Dudemos. ¿Cómo son vistas las mujeres sin hijos? Fracasadas, egoístas, trastornadas, menos femeninas, inmaduras. En el caso de que no lo hayan decidido por una u otra circunstancia, hay para ellas un recelo compasivo, lastimoso. Y nos mandan al doctor. A cualquier doctor. A que nos ayuden, porque no es así «como debería ser», so pretexto de paliar el vacío y el tormento que provocaría una vida sin hijos.

Haré la salvedad: no todas las mujeres, ni las actitudes, ni las circunstancias son las mismas. Porque somos entes contextuales y ello nos conduce por caminos fluctuantes e inespecíficos a efectos de un texto como este.

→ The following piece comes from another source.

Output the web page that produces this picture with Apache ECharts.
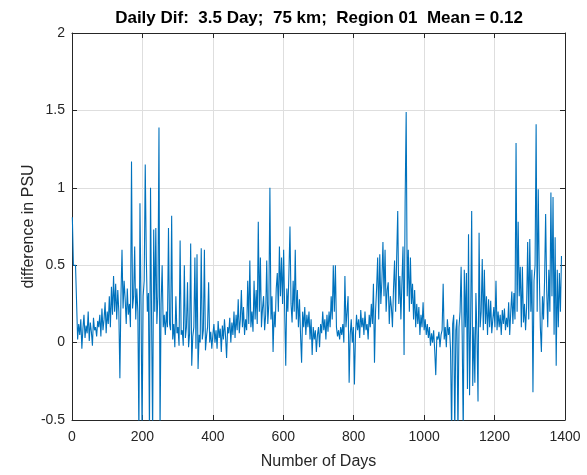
<!DOCTYPE html>
<html>
<head>
<meta charset="utf-8">
<script src="https://cdn.jsdelivr.net/npm/echarts@6/dist/echarts.min.js"></script>
<style>
  html, body { margin: 0; padding: 0; background: #fff; }
  #chart { width: 587px; height: 475px; }
</style>
</head>
<body>
<div id="chart"></div>
<script>
// daily salinity difference (PSU), one sample every 3 days starting at day 1
const firstDay = 1;
const dayStep = 3;
const psuDiff = [
  // days 1-13
  0.81, 0.5, 0.5, 0.5, 0.5,
  // days 16-73
  0.02, 0.12, 0.05, 0.15, -0.04, 0.09, 0.18, 0.03, 0.11, 0.06, 0.2, 0.01, 0.13, 0.07, -0.02, 0.16, 0.08, 0.1, 0.04, 0.14,
  // days 76-133
  0.1, 0.18, 0.04, 0.22, 0.08, 0.15, 0.26, 0.06, 0.2, 0.12, 0.3, 0.1, 0.36, 0.18, 0.43, 0.2, 0.38, 0.15, 0.34, 0.2,
  // days 136-148
  -0.23, 0.3, 0.6, 0.22, 0.4,
  // days 151-208
  0.28, 0.12, 0.35, 0.18, 0.25, 0.1, 1.17, 0.22, 0.3, 0.62, 0.15, 0.35, 0.2, -0.6, 0.9, 0.25, -0.6, 0.3, 0.4, 1.15,
  // days 211-259
  0.55, 0.2, 0.32, -0.6, 1.0, 0.15, -0.6, 0.73, 0.2, 0.74, 0.12, 0.3, 1.39, -0.6, 0.25, 0.5, 0.1,
  // days 262-310
  0.18, 0.05, 0.2, 0.1, 0.74, 0.12, 0.08, 0.82, 0.02, 0.12, -0.03, 0.3, 0.06, 0.1, -0.02, 0.66, 0.05,
  // days 313-400
  0.08, -0.02, 0.5, 0.03, 0.1, 0.39, -0.03, 0.06, 0.64, -0.15, 0.04, 0.1, 0.55, -0.04, 0.57, -0.17, 0.05, 0.0, 0.61, 0.02,
  0.08, 0.6, -0.05, 0.04, 0.1, 0.39, 0.0, 0.07, -0.04, 0.05,
  // days 403-478
  0.12, 0.0, 0.08, -0.04, 0.14, 0.03, 0.09, -0.06, 0.11, 0.02, 0.15, 0.04, -0.1, 0.1, 0.06, 0.16, 0.0, 0.13, 0.05, 0.2,
  0.03, 0.18, 0.08, 0.28, 0.06, 0.15,
  // days 481-559
  0.34, 0.1, 0.23, 0.05, 0.15, 0.08, 0.4, 0.12, 0.53, 0.1, 0.2, 0.07, 0.4, 0.15, 0.34, 0.12, 0.78, 0.2, 0.55, 0.1,
  0.22, 0.3, 0.08, 0.18, 0.53, 0.12, 0.25,
  // days 562-658
  1.0, 0.15, 0.3, -0.06, 0.2, 0.1, 0.35, 0.45, 0.2, 0.62, 0.3, 0.55, 0.25, 0.6, 0.2, -0.15, 0.35, 0.2, 0.45, 0.75,
  0.25, 0.13, 0.4, 0.2, 0.6, 0.15, 0.34, 0.1, 0.28, 0.05, -0.13, 0.2, 0.1,
  // days 661-760
  0.23, 0.05, 0.18, 0.1, 0.2, 0.02, 0.15, -0.08, 0.1, 0.02, 0.08, -0.06, 0.05, 0.1, -0.03, 0.12, 0.06, 0.2, 0.08, 0.15,
  0.02, 0.18, 0.07, 0.2, 0.1, 0.3, 0.15, 0.5, 0.2, 0.5, 0.1, 0.04, 0.08, 0.02,
  // days 763-859
  0.1, 0.05, 0.12, 0.0, 0.43, 0.1, 0.2, 0.3, -0.26, 0.05, 0.15, 0.0, 0.1, -0.27, 0.05, 0.18, 0.08, 0.15, 0.03, 0.21,
  0.1, 0.16, 0.05, 0.2, 0.08, 0.12, 0.02, 0.18, 0.1, 0.25, 0.12, 0.38, -0.13,
  // days 862-949
  0.2, 0.35, 0.55, 0.15, 0.57, 0.25, 0.4, 0.65, 0.3, 0.6, 0.2, 0.34, 0.39, 0.12, 0.3, 0.23, 0.1, 0.35, 0.53, 0.2,
  0.55, 0.85, 0.25, 0.43, 0.15, 0.4, 0.62, -0.08, 0.91, 1.49,
  // days 952-1048
  0.3, 0.6, 0.2, 0.55, 0.25, 0.38, 0.15, 0.34, 0.1, 0.25, 0.12, 0.23, 0.05, 0.18, 0.1, 0.26, 0.08, 0.15, 0.05, 0.12,
  0.03, 0.1, -0.02, 0.06, 0.0, 0.08, -0.05, -0.21, 0.04, 0.02, 0.07, -0.03, 0.05,
  // days 1051-1111
  0.08, 0.38, 0.02, 0.1, -0.03, 0.15, 0.05, 0.1, -0.05, -0.6, 0.12, 0.18, -0.6, 0.08, 0.15, -0.6, 0.1, 0.2, 0.49, 0.05,
  -0.6,
  // days 1114-1198
  0.47, 0.1, 0.45, -0.3, 0.7, -0.34, 0.15, 0.85, -0.28, 0.1, -0.26, 0.32, 0.05, -0.38, 0.71, 0.1, 0.2, 0.54, 0.08, 0.47,
  0.12, 0.3, 0.05, 0.28, 0.1, 0.27, 0.06, 0.15, 0.23,
  // days 1201-1300
  0.1, 0.4, 0.08, 0.2, 0.1, 0.18, 0.05, 0.21, 0.12, 0.22, 0.08, 0.16, 0.1, 0.26, 0.05, 0.2, 0.33, 0.12, 0.32, 0.15,
  1.29, 0.2, 0.78, 0.3, 0.49, 0.1, 0.49, 0.13, 0.25, 0.08, 0.23, 0.65, 0.15, 0.67,
  // days 1303-1390
  0.2, 0.47, -0.32, 0.4, 0.5, 1.41, 0.2, 0.99, 0.45, 0.1, -0.06, 0.3, 0.15, 0.4, 0.83, 0.34, 0.1, 0.47, 0.2, 0.97,
  0.3, 0.94, 0.05, 0.68, -0.15, 0.47, 0.1, 0.45, 0.2, 0.56
];

const xTicks = [0, 200, 400, 600, 800, 1000, 1200, 1400];
const yTicks = [-0.5, 0, 0.5, 1, 1.5, 2];

const fontFamily = '"Liberation Sans", Arial, Helvetica, sans-serif';
const axisColor = '#262626';
const gridColor = '#dedede';

const seriesData = psuDiff.map((v, i) => [firstDay + i * dayStep, v]);

const myChart = echarts.init(document.getElementById('chart'), null, { renderer: 'canvas' });

const axisCommon = {
  type: 'value',
  axisLine: { show: true, onZero: false, lineStyle: { color: axisColor, width: 1 } },
  axisTick: { show: true, inside: true, length: 5, lineStyle: { color: axisColor } },
  splitLine: { show: false }
};

const option = {
  animation: false,
  backgroundColor: '#fff',
  title: {
    text: 'Daily Dif:  3.5 Day;  75 km;  Region 01  Mean = 0.12',
    left: 319,
    top: 10,
    textAlign: 'center',
    padding: 0,
    textStyle: { fontFamily: fontFamily, fontSize: 17, fontWeight: 'bold', color: '#000' }
  },
  grid: { left: 72, right: 22, top: 33, bottom: 52, show: false },
  xAxis: [
    Object.assign({}, axisCommon, {
      position: 'bottom',
      min: xTicks[0],
      max: xTicks[xTicks.length - 1],
      interval: 200,
      name: 'Number of Days',
      nameLocation: 'middle',
      nameGap: 34,
      nameMoveOverlap: false,
      nameTextStyle: { fontFamily: fontFamily, fontSize: 16, color: axisColor },
      axisLabel: {
        show: true, margin: 10, fontFamily: fontFamily, fontSize: 14, color: axisColor,
        showMinLabel: true, showMaxLabel: true,
        formatter: (v) => String(v)
      },
      splitLine: { show: true, lineStyle: { color: gridColor, width: 1 } }
    }),
    Object.assign({}, axisCommon, {
      position: 'top',
      min: xTicks[0],
      max: xTicks[xTicks.length - 1],
      interval: 200,
      axisLabel: { show: false }
    })
  ],
  yAxis: [
    Object.assign({}, axisCommon, {
      position: 'left',
      min: yTicks[0],
      max: yTicks[yTicks.length - 1],
      interval: 0.5,
      name: 'difference in PSU',
      nameLocation: 'middle',
      nameGap: 35,
      nameMoveOverlap: false,
      nameTextStyle: { fontFamily: fontFamily, fontSize: 16, color: axisColor },
      axisLabel: {
        show: true, margin: 7, fontFamily: fontFamily, fontSize: 14, color: axisColor,
        showMinLabel: true, showMaxLabel: true,
        formatter: (v) => String(v)
      },
      splitLine: { show: true, lineStyle: { color: gridColor, width: 1 } }
    }),
    Object.assign({}, axisCommon, {
      position: 'right',
      min: yTicks[0],
      max: yTicks[yTicks.length - 1],
      interval: 0.5,
      axisLabel: { show: false }
    })
  ],
  series: [
    {
      name: 'Region 01',
      type: 'line',
      xAxisIndex: 0,
      yAxisIndex: 0,
      data: seriesData,
      showSymbol: false,
      symbol: 'none',
      clip: true,
      lineStyle: { color: '#0072BD', width: 1.1 }
    }
  ]
};

myChart.setOption(option);
</script>
</body>
</html>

Interrumpir un embarazo, por ejemplo, no constituye muestra fehaciente del no deseo de ser madre, por la multiplicidad de presiones a las que podemos vernos sometidas, y la maldita circunstancia, claro. Pero puede significarlo, como el tener una carrera que compromete de forma profunda el rendimiento físico o el tiempo disponible. Las disuasiones sobre ser madre pueden ser muchas, y los impulsos, otros tantos.

Ojito entonces con las incitaciones a la procreación. No son necesarias, llevamos años viviendo en una sociedad natalista y nos basta con las influencias externas que operan silenciosas desde que somos niñas a través de relatos que estimulan la procreación.

Habría que pensar, quizás, por un momento, en los niños. En los padres. En todos los que nos acompañarían — o no — durante la maternidad. Los que deben hacer su mitad. Los que tienen que colaborar, o comprender, u obedecer. Habría que meditar con serenidad cuántos renunciamientos median, cuántas aspiraciones cambiarían de rostro, cuántas ilusiones de retener a alguien asoman su cabeza detrás de nuestra decisión. Digo con serenidad, porque nuestros hijos no son nuestros, ni la dependencia es buena, ni debemos estar solas.

Este llamado de atención no es un pronunciamiento a favor o en contra de la maternidad. Cada mujer con su circunstancia, con sus expectativas, con su concepción de futuro y bienestar. No se trata de enjuiciamientos. El feminismo, en mi opinión, tiene un deber fundamental: no dejarse domar. Y ello hago.